▸ **EXERCISE DESCRIPTION**
Carry none of the pictures over; set down the material below exactly.

□ □ □ □ □ □ □

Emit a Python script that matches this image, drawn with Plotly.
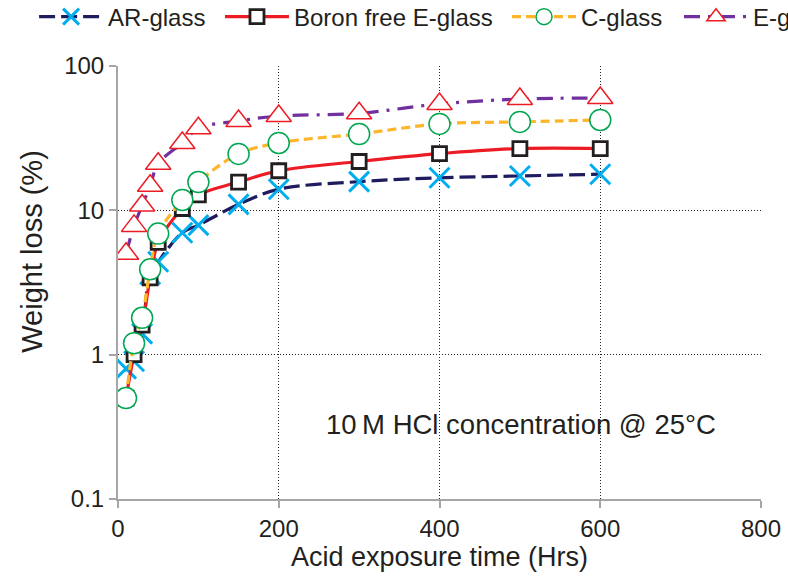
import plotly.graph_objects as go

# ---- data ----
hours = [10, 20, 30, 40, 50, 80, 100, 150, 200, 300, 400, 500, 600]
ar_glass = [0.8, 0.9, 1.4, 3.6, 4.4, 7.0, 7.9, 11.0, 14.0, 15.8, 16.8, 17.3, 17.8]
boron_free_e = [0.5, 1.0, 1.6, 3.4, 6.0, 10.3, 12.8, 15.7, 18.8, 21.8, 24.7, 26.8, 26.8]
c_glass = [0.5, 1.2, 1.8, 3.9, 6.9, 11.8, 15.7, 24.6, 29.3, 33.8, 39.7, 41.0, 42.3]
e_glass = [5.0, 7.8, 10.8, 14.8, 21.0, 29.3, 37.0, 41.6, 45.0, 47.0, 54.6, 59.0, 60.0]

x_ticks = [0, 200, 400, 600, 800]
y_ticks = [0.1, 1, 10, 100]
y_tick_text = ["0.1", "1", "10", "100"]

FONT = "Liberation Sans, Arial, Helvetica, sans-serif"
TXT = "#231f20"

series = [
    dict(name="AR-glass", y=ar_glass, lc="#1e1b5e", dash="16px,6px",
         sym="x-thin-open", mc="#00aeef", ms=20, mw=3, fill="#00aeef", leg="legend"),
    dict(name="Boron free E-glass", y=boron_free_e, lc="#ed1c24", dash="solid",
         sym="square", mc="#231f20", ms=14, mw=2.8, fill="white", leg="legend2"),
    dict(name="C-glass", y=c_glass, lc="#fdb52a", dash="9px,5px",
         sym="circle", mc="#00a651", ms=21, mw=1.5, fill="white", leg="legend3"),
    dict(name="E-glass", y=e_glass, lc="#7030a0", dash="16px,8px,3px,8px",
         sym="triangle-up", mc="#ed1c24", ms=22, mw=1.5, fill="white", leg="legend4"),
]

fig = go.Figure()
for s in series:
    fig.add_trace(go.Scatter(
        x=hours, y=s["y"], name=s["name"], mode="lines+markers",
        line=dict(color=s["lc"], width=3.2, dash=s["dash"], shape="spline", smoothing=1.0),
        marker=dict(symbol=s["sym"], size=s["ms"], color=s["fill"],
                    line=dict(color=s["mc"], width=s["mw"])),
        legend=s["leg"], showlegend=True,
    ))

leg_common = dict(orientation="h", yanchor="middle", y=1.113, xanchor="left",
                  bgcolor="rgba(0,0,0,0)", itemwidth=64, visible=True,
                  font=dict(family=FONT, size=24, color=TXT))
fig.update_layout(
    width=788, height=581,
    showlegend=True,
    margin=dict(l=118, r=27, t=66, b=82, autoexpand=False),
    paper_bgcolor="white", plot_bgcolor="white",
    font=dict(family=FONT, size=24, color=TXT),
    legend=dict(leg_common, x=-0.1305),
    legend2=dict(leg_common, x=0.1586),
    legend3=dict(leg_common, x=0.605),
    legend4=dict(leg_common, x=0.8725),
    xaxis=dict(range=[0, 800], tickvals=x_ticks, showgrid=True, gridcolor="#222222",
               griddash="1px,2px", gridwidth=1, zeroline=False,
               showline=True, linecolor="#a6a6a6", linewidth=2,
               ticks="outside", ticklen=7, tickcolor="#a6a6a6", tickwidth=1.5,
               tickfont=dict(size=24, color=TXT),
               title=dict(text="Acid exposure time (Hrs)", font=dict(size=27, color=TXT), standoff=6)),
    yaxis=dict(type="log", range=[-1, 2], tickvals=y_ticks, ticktext=y_tick_text,
               showgrid=True, gridcolor="#222222", griddash="1px,2px", gridwidth=1,
               zeroline=False, showline=True, linecolor="#a6a6a6", linewidth=2,
               ticks="outside", ticklen=7, tickcolor="#a6a6a6", tickwidth=1.5,
               tickfont=dict(size=24, color=TXT)),
    annotations=[
        dict(text="Weight loss (%)", textangle=-90, xref="paper", yref="paper",
             x=-0.134, y=0.573, xanchor="center", yanchor="middle", showarrow=False,
             font=dict(size=29, color=TXT, family=FONT)),
        dict(text="10\u2009M HCl concentration @ 25°C", xref="paper", yref="paper",
             x=0.627, y=0.171, xanchor="center", yanchor="middle", showarrow=False,
             font=dict(size=27.5, color=TXT, family=FONT)),
    ],
)

fig.write_html("out.html")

□ □ □ □ □ □ □

▸ **RESPONSE TO THIS EXERCISE**
Emit a Python script that matches this image, drawn with Plotly.
import plotly.graph_objects as go

# ---- data ----
hours = [10, 20, 30, 40, 50, 80, 100, 150, 200, 300, 400, 500, 600]
ar_glass = [0.8, 0.9, 1.4, 3.6, 4.4, 7.0, 7.9, 11.0, 14.0, 15.8, 16.8, 17.3, 17.8]
boron_free_e = [0.5, 1.0, 1.6, 3.4, 6.0, 10.3, 12.8, 15.7, 18.8, 21.8, 24.7, 26.8, 26.8]
c_glass = [0.5, 1.2, 1.8, 3.9, 6.9, 11.8, 15.7, 24.6, 29.3, 33.8, 39.7, 41.0, 42.3]
e_glass = [5.0, 7.8, 10.8, 14.8, 21.0, 29.3, 37.0, 41.6, 45.0, 47.0, 54.6, 59.0, 60.0]

x_ticks = [0, 200, 400, 600, 800]
y_ticks = [0.1, 1, 10, 100]
y_tick_text = ["0.1", "1", "10", "100"]

FONT = "Liberation Sans, Arial, Helvetica, sans-serif"
TXT = "#231f20"

series = [
    dict(name="AR-glass", y=ar_glass, lc="#1e1b5e", dash="16px,6px",
         sym="x-thin-open", mc="#00aeef", ms=20, mw=3, fill="#00aeef", leg="legend"),
    dict(name="Boron free E-glass", y=boron_free_e, lc="#ed1c24", dash="solid",
         sym="square", mc="#231f20", ms=14, mw=2.8, fill="white", leg="legend2"),
    dict(name="C-glass", y=c_glass, lc="#fdb52a", dash="9px,5px",
         sym="circle", mc="#00a651", ms=21, mw=1.5, fill="white", leg="legend3"),
    dict(name="E-glass", y=e_glass, lc="#7030a0", dash="16px,8px,3px,8px",
         sym="triangle-up", mc="#ed1c24", ms=22, mw=1.5, fill="white", leg="legend4"),
]

fig = go.Figure()
for s in series:
    fig.add_trace(go.Scatter(
        x=hours, y=s["y"], name=s["name"], mode="lines+markers",
        line=dict(color=s["lc"], width=3.2, dash=s["dash"], shape="spline", smoothing=1.0),
        marker=dict(symbol=s["sym"], size=s["ms"], color=s["fill"],
                    line=dict(color=s["mc"], width=s["mw"])),
        legend=s["leg"], showlegend=True,
    ))

leg_common = dict(orientation="h", yanchor="middle", y=1.113, xanchor="left",
                  bgcolor="rgba(0,0,0,0)", itemwidth=64, visible=True,
                  font=dict(family=FONT, size=24, color=TXT))
fig.update_layout(
    width=788, height=581,
    showlegend=True,
    margin=dict(l=118, r=27, t=66, b=82, autoexpand=False),
    paper_bgcolor="white", plot_bgcolor="white",
    font=dict(family=FONT, size=24, color=TXT),
    legend=dict(leg_common, x=-0.1305),
    legend2=dict(leg_common, x=0.1586),
    legend3=dict(leg_common, x=0.605),
    legend4=dict(leg_common, x=0.8725),
    xaxis=dict(range=[0, 800], tickvals=x_ticks, showgrid=True, gridcolor="#222222",
               griddash="1px,2px", gridwidth=1, zeroline=False,
               showline=True, linecolor="#a6a6a6", linewidth=2,
               ticks="outside", ticklen=7, tickcolor="#a6a6a6", tickwidth=1.5,
               tickfont=dict(size=24, color=TXT),
               title=dict(text="Acid exposure time (Hrs)", font=dict(size=27, color=TXT), standoff=6)),
    yaxis=dict(type="log", range=[-1, 2], tickvals=y_ticks, ticktext=y_tick_text,
               showgrid=True, gridcolor="#222222", griddash="1px,2px", gridwidth=1,
               zeroline=False, showline=True, linecolor="#a6a6a6", linewidth=2,
               ticks="outside", ticklen=7, tickcolor="#a6a6a6", tickwidth=1.5,
               tickfont=dict(size=24, color=TXT)),
    annotations=[
        dict(text="Weight loss (%)", textangle=-90, xref="paper", yref="paper",
             x=-0.134, y=0.573, xanchor="center", yanchor="middle", showarrow=False,
             font=dict(size=29, color=TXT, family=FONT)),
        dict(text="10\u2009M HCl concentration @ 25°C", xref="paper", yref="paper",
             x=0.627, y=0.171, xanchor="center", yanchor="middle", showarrow=False,
             font=dict(size=27.5, color=TXT, family=FONT)),
    ],
)

fig.write_html("out.html")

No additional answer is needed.